Sunday, December 18, 2016

Being nice is not always rewarding.

I've had problems in the past with people taking advantage of me, but family is family, you're supposed to be nice to each other. So, when I go off work, I called and asked my older bother if he wants anything to eat, despite the fact that I've been trying to save money for textbooks. So I arrive home with the food, and my brother has a pizza in the oven. Okay, so now I'm a little pissed, he had been cooking food when I called him, and didn't say anything? Then I give him his food, and inform him that they didn't have what he wanted, so I got him something else. His response? "aww that's the worst thing they have."

I had no words.
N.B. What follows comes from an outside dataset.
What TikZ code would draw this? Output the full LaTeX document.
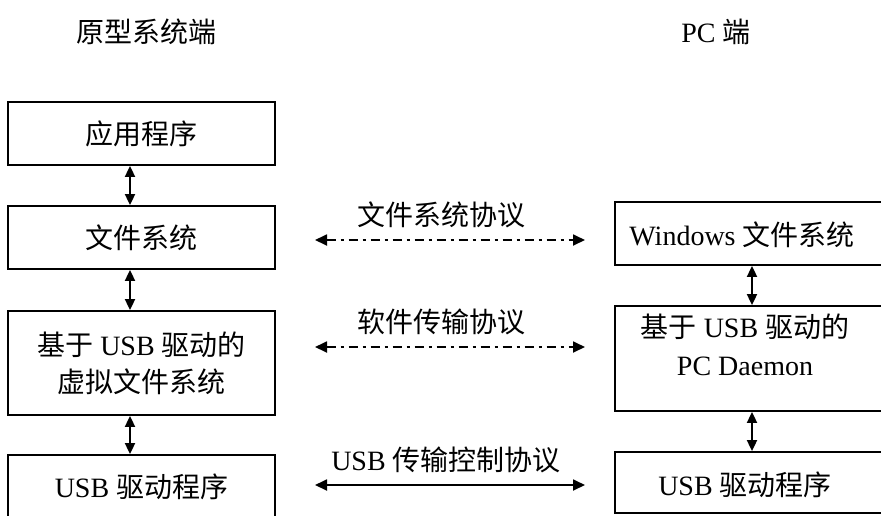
\documentclass[tikz,border=0pt]{standalone}
\usepackage{fontspec}
\setmainfont{Liberation Serif}
\newfontfamily\cjk{Noto Sans CJK SC}
\newcommand{\zh}[1]{{\cjk #1}}
\usetikzlibrary{arrows.meta}
\begin{document}
\begin{tikzpicture}[x=1pt,y=-1pt,
  every node/.style={font=\fontsize{28}{37}\selectfont, inner sep=0pt},
  lbox/.style={draw, line width=1.8pt, minimum width=267pt, align=center},
  rbox/.style={draw, line width=1.8pt, minimum width=280pt},
  varrow/.style={line width=1.8pt, {Triangle[length=11pt,width=10pt]}-{Triangle[length=11pt,width=10pt]}},
  harrow/.style={line width=1.8pt, {Triangle[length=12pt,width=11pt]}-{Triangle[length=12pt,width=11pt]}},
  proto/.style={harrow, dash pattern=on 9pt off 5pt on 3pt off 5pt},
]
\useasboundingbox (0,0) rectangle (881,515);
\clip (0,0) rectangle (881,515);

% column headings
\node (hl) at (146,32) {\zh{原型系统端}};
\node (hr) at (716,32) {PC \zh{端}};

% prototype side
\node[lbox, minimum height=63pt] (L1) at (141.5,133.5) {\zh{应用程序}};
\node[lbox, minimum height=63pt] (L2) at (141.5,237.5) {\zh{文件系统}};
\node[lbox, minimum height=104pt] (L3) at (141.5,363) {\zh{基于} USB \zh{驱动的}\\\zh{虚拟文件系统}};
\node[lbox, minimum height=64pt] (L4) at (141.5,487) {USB \zh{驱动程序}};

% PC side
\node[rbox, minimum height=63pt] (R1) at (755,233.5) {};
\node[rbox, minimum height=105pt] (R2) at (755,358.5) {};
\node[rbox, minimum height=61pt] (R3) at (755,482.5) {};
\node (R1t) at (742,235) {Windows \zh{文件系统}};
\node (R2a) at (745,327) {\zh{基于} USB \zh{驱动的}};
\node (R2b) at (745,366) {PC Daemon};
\node (R3t) at (745,485) {USB \zh{驱动程序}};

% layer links
\draw[varrow] ([xshift=-11.5pt]L1.south) -- ([xshift=-11.5pt]L2.north);
\draw[varrow] ([xshift=-11.5pt]L2.south) -- ([xshift=-11.5pt]L3.north);
\draw[varrow] ([xshift=-11.5pt]L3.south) -- ([xshift=-11.5pt]L4.north);
\draw[varrow] ([xshift=-3pt]R1.south) -- ([xshift=-3pt]R2.north);
\draw[varrow] ([xshift=-3pt]R2.south) -- ([xshift=-3pt]R3.north);

% protocols between the two sides
\coordinate (p1l) at (315,240); \coordinate (p1r) at (585,240);
\coordinate (p2l) at (315,347); \coordinate (p2r) at (585,347);
\coordinate (p3l) at (315,485); \coordinate (p3r) at (585,485);
\draw[proto] (p1l) -- (p1r);
\draw[proto] (p2l) -- (p2r);
\draw[harrow] (p3l) -- (p3r);
\node (t1) at (441,215) {\zh{文件系统协议}};
\node (t2) at (441,322) {\zh{软件传输协议}};
\node (t3) at (446,460) {USB \zh{传输控制协议}};
\end{tikzpicture}
\end{document}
I dropped his food and left.

I just do not understand how someone can be so ungrateful. I bought his breakfast this morning, he didn't ask, he just took my change and got something. The worst part is that our grandfather gave him $700 to piss away, but grandfather doesn't like me. I could have used that money on college.

My brother doesn't see it that way, he might be 26 and unemployed, but he claims he made this huge sacrifice I DIDN'T ASK FOR. He left his girlfriend to come back home and "get the band back together." But I didn't ask for that, none of the members did. 2 of us are in college and the other is engaged. We have shit going on, but now we have this obligation to him for this sacrifice that he thinks he made. Sure, I like playing the occasional show, but I'm not going to throw my money away and drop out of college for it.
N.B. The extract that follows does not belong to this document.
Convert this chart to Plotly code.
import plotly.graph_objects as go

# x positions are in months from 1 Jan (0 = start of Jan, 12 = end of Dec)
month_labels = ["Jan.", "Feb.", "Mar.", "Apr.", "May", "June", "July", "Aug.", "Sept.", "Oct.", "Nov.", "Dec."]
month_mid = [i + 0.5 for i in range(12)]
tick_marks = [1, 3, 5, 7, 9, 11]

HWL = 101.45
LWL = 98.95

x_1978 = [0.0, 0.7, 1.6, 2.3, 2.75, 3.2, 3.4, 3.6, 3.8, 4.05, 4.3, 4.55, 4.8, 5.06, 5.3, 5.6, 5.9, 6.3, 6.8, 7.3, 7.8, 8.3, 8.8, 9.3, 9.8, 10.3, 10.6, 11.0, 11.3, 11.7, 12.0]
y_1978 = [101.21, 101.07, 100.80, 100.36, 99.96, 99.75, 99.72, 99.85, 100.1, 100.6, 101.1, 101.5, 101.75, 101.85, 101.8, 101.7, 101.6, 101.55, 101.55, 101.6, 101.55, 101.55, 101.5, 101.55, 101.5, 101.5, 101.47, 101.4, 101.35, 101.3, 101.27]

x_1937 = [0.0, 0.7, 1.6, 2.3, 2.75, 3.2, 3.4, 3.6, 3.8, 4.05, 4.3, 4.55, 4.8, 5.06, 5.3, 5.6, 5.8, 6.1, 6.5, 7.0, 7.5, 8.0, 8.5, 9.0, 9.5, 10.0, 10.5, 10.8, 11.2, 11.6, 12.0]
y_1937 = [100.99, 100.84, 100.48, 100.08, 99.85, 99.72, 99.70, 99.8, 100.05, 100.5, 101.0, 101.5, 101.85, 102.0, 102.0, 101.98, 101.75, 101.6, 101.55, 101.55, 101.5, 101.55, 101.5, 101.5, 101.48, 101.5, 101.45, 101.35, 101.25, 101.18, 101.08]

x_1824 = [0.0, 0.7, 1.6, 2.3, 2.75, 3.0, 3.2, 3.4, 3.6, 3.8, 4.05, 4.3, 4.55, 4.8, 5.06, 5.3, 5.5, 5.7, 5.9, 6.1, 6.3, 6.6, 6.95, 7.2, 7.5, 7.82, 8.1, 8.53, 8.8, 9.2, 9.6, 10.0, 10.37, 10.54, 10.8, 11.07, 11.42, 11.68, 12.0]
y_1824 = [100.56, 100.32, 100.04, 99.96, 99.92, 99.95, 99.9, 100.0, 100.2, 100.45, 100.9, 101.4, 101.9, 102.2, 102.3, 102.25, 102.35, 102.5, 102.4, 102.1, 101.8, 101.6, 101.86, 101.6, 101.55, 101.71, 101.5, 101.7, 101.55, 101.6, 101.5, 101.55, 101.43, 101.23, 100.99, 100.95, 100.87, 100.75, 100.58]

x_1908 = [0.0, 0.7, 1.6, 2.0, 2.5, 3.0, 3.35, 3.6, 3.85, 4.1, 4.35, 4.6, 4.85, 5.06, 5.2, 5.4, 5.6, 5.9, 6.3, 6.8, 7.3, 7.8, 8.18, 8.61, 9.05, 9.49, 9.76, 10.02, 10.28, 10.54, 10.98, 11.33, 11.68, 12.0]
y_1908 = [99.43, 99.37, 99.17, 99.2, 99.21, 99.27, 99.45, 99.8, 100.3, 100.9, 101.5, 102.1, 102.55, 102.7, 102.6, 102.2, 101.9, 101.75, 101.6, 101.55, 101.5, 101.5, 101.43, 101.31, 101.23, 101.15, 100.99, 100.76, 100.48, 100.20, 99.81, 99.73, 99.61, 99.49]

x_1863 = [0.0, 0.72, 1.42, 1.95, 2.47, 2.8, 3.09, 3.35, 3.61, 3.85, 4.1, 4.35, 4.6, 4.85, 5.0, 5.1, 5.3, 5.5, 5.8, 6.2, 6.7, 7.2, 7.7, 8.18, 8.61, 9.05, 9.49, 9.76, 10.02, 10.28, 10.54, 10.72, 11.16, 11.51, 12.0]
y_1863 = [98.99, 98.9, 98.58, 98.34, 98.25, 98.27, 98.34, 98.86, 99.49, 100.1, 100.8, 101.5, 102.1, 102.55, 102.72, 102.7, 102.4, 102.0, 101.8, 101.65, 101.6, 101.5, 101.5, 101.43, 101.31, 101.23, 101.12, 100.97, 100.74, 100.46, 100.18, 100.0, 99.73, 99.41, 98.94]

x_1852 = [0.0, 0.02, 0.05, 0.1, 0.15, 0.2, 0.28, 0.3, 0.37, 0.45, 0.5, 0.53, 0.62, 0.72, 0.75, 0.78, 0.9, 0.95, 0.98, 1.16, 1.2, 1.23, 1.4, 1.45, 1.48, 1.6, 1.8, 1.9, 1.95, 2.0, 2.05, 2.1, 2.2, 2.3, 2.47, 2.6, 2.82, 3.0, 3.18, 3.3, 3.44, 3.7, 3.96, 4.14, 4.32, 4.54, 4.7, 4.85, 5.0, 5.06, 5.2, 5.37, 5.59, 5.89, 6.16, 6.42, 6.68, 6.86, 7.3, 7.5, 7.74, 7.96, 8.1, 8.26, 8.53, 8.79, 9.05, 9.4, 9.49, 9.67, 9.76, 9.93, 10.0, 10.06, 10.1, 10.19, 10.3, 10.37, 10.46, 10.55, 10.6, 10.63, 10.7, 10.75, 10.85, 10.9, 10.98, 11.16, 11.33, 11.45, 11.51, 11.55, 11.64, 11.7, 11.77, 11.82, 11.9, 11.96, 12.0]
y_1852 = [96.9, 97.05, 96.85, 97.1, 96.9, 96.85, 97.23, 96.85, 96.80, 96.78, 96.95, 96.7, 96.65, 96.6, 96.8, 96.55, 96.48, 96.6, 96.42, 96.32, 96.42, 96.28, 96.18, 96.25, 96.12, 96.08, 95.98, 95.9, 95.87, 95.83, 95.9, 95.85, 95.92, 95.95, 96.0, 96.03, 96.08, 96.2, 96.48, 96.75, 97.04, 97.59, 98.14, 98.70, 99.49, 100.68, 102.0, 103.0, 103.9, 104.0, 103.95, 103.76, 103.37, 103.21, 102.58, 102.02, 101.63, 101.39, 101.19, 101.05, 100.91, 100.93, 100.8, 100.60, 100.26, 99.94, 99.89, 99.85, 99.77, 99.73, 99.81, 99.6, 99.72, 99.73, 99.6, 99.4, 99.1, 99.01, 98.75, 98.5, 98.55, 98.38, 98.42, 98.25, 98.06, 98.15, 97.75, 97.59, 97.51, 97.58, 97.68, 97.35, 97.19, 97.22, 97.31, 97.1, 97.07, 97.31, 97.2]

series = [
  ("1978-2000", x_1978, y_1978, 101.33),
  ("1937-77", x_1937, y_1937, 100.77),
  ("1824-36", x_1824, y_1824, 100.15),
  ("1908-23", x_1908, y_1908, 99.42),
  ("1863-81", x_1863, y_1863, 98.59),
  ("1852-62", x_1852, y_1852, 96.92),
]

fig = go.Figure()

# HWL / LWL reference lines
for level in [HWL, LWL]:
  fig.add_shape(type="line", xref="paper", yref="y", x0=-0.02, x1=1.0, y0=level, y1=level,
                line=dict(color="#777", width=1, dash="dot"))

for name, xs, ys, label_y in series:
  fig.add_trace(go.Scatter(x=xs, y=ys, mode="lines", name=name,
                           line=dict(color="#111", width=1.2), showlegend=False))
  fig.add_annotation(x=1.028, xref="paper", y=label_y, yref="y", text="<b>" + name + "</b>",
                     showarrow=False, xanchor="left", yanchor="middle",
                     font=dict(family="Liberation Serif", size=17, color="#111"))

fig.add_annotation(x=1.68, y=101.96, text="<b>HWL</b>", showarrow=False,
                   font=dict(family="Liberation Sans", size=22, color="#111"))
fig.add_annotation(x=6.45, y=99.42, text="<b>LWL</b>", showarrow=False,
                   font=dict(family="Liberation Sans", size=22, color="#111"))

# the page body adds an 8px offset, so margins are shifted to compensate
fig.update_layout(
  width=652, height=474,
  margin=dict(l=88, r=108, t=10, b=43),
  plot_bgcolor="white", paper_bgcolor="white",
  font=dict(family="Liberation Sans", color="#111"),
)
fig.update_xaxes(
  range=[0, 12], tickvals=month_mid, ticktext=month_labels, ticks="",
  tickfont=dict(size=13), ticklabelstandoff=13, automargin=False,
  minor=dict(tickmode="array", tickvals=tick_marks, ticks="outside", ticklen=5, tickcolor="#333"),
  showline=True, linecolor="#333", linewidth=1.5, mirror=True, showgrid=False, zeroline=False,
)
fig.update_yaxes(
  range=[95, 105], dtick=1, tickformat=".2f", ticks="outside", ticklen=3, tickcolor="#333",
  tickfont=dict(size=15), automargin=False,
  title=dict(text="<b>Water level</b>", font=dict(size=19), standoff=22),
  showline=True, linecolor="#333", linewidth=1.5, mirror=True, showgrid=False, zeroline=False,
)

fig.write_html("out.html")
I am just so tired of everyone in my life acting like I'm the bitch when I get sick of being taken for granted. I don't like the cold person that they turn me into. I can't afford to move out anytime soon either, as I'm already struggling to put together 2 grand for textbooks.

I got tipped $20 last night, and I cried because I was so grateful to the kindness of a stranger, yet my own family can't even give me a simple "thank you."

There probably isn't anything I can do. As bad as I feel for thinking this, I wish he never moved back. My grades were up, I was more confident, I had stopped stress eating, I didn't drink. He obviously can't make me do anything, but I have my own issues, the worst of which is the inability to like myself if I don't do the right thing. The guilt eats me alive, even writing this about makes me feel bad. I don't have the time or money for a therapist right now, and I don't really have anyone to talk to, so I just wanted to vent.